◆ WHAT YOU NEED TO DO ◆
Copy the listing verbatim, excluding any images found in it.

>> START GIVEN DATA

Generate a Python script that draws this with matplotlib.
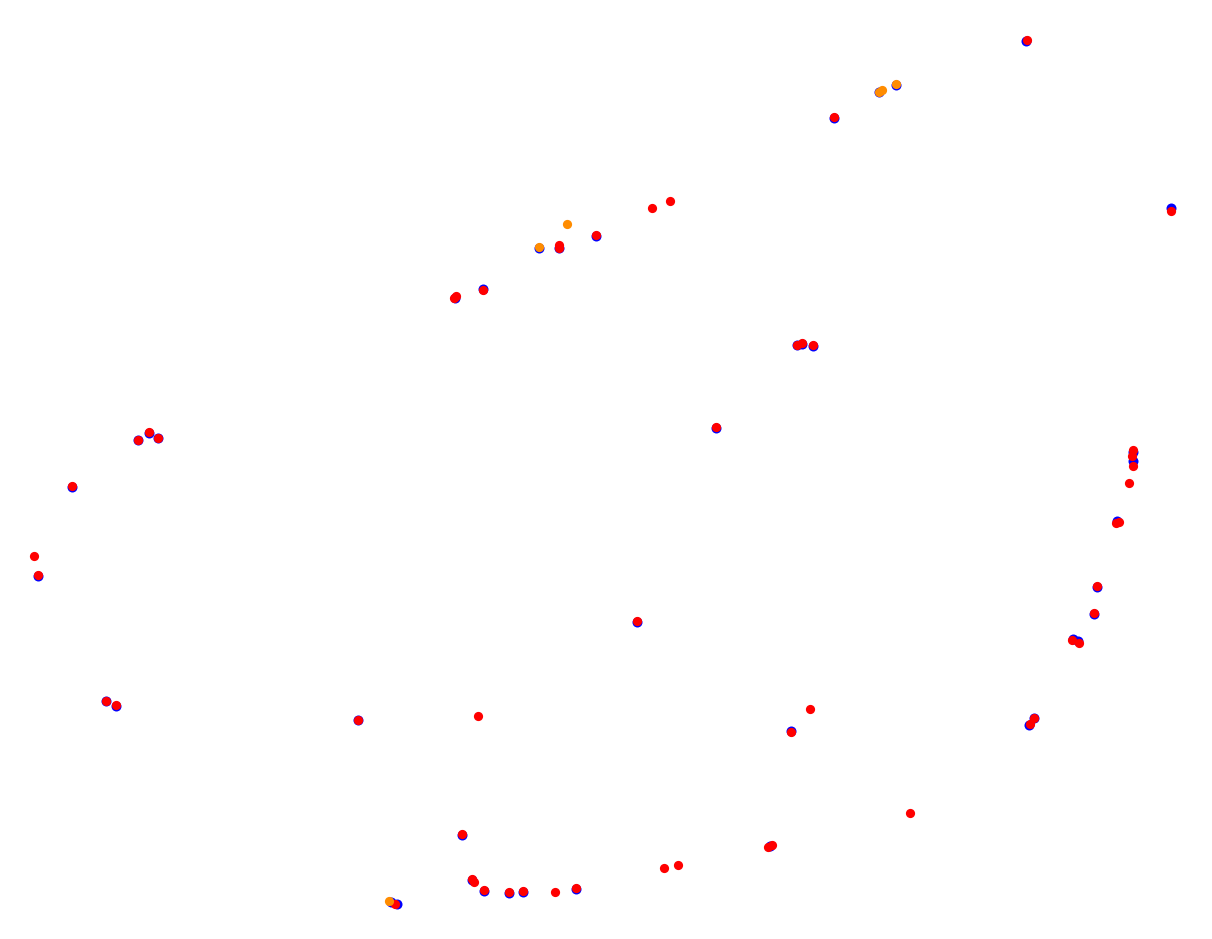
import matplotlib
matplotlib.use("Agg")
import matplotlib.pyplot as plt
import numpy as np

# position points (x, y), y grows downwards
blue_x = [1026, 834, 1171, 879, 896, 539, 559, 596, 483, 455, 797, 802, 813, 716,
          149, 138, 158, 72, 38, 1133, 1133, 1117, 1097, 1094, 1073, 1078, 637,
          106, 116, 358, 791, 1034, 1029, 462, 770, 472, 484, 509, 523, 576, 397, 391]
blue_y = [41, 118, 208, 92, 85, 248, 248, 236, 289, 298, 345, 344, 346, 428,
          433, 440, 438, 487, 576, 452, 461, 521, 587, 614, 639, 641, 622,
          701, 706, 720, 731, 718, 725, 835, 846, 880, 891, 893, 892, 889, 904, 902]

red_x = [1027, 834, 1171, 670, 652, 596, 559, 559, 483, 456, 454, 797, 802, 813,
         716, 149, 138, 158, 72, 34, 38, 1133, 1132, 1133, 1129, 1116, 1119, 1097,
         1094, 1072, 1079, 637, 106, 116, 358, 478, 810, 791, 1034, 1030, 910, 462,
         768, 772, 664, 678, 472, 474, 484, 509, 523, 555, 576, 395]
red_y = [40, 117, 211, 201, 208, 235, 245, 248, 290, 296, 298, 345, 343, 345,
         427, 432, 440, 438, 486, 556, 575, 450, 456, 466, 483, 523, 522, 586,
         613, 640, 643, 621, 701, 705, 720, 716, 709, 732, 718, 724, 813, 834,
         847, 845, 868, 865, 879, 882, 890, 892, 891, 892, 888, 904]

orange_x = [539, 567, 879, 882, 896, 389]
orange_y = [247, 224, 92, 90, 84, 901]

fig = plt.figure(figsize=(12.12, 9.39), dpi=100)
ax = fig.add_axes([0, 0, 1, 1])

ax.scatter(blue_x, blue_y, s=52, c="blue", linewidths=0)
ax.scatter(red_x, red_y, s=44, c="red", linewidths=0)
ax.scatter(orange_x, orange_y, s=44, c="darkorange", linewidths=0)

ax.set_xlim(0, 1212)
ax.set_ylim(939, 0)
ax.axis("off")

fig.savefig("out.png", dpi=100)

>> END GIVEN DATA

◆ EXERCISE RESPONSE ◆
Generate a Python script that draws this with matplotlib.
import matplotlib
matplotlib.use("Agg")
import matplotlib.pyplot as plt
import numpy as np

# position points (x, y), y grows downwards
blue_x = [1026, 834, 1171, 879, 896, 539, 559, 596, 483, 455, 797, 802, 813, 716,
          149, 138, 158, 72, 38, 1133, 1133, 1117, 1097, 1094, 1073, 1078, 637,
          106, 116, 358, 791, 1034, 1029, 462, 770, 472, 484, 509, 523, 576, 397, 391]
blue_y = [41, 118, 208, 92, 85, 248, 248, 236, 289, 298, 345, 344, 346, 428,
          433, 440, 438, 487, 576, 452, 461, 521, 587, 614, 639, 641, 622,
          701, 706, 720, 731, 718, 725, 835, 846, 880, 891, 893, 892, 889, 904, 902]

red_x = [1027, 834, 1171, 670, 652, 596, 559, 559, 483, 456, 454, 797, 802, 813,
         716, 149, 138, 158, 72, 34, 38, 1133, 1132, 1133, 1129, 1116, 1119, 1097,
         1094, 1072, 1079, 637, 106, 116, 358, 478, 810, 791, 1034, 1030, 910, 462,
         768, 772, 664, 678, 472, 474, 484, 509, 523, 555, 576, 395]
red_y = [40, 117, 211, 201, 208, 235, 245, 248, 290, 296, 298, 345, 343, 345,
         427, 432, 440, 438, 486, 556, 575, 450, 456, 466, 483, 523, 522, 586,
         613, 640, 643, 621, 701, 705, 720, 716, 709, 732, 718, 724, 813, 834,
         847, 845, 868, 865, 879, 882, 890, 892, 891, 892, 888, 904]

orange_x = [539, 567, 879, 882, 896, 389]
orange_y = [247, 224, 92, 90, 84, 901]

fig = plt.figure(figsize=(12.12, 9.39), dpi=100)
ax = fig.add_axes([0, 0, 1, 1])

ax.scatter(blue_x, blue_y, s=52, c="blue", linewidths=0)
ax.scatter(red_x, red_y, s=44, c="red", linewidths=0)
ax.scatter(orange_x, orange_y, s=44, c="darkorange", linewidths=0)

ax.set_xlim(0, 1212)
ax.set_ylim(939, 0)
ax.axis("off")

fig.savefig("out.png", dpi=100)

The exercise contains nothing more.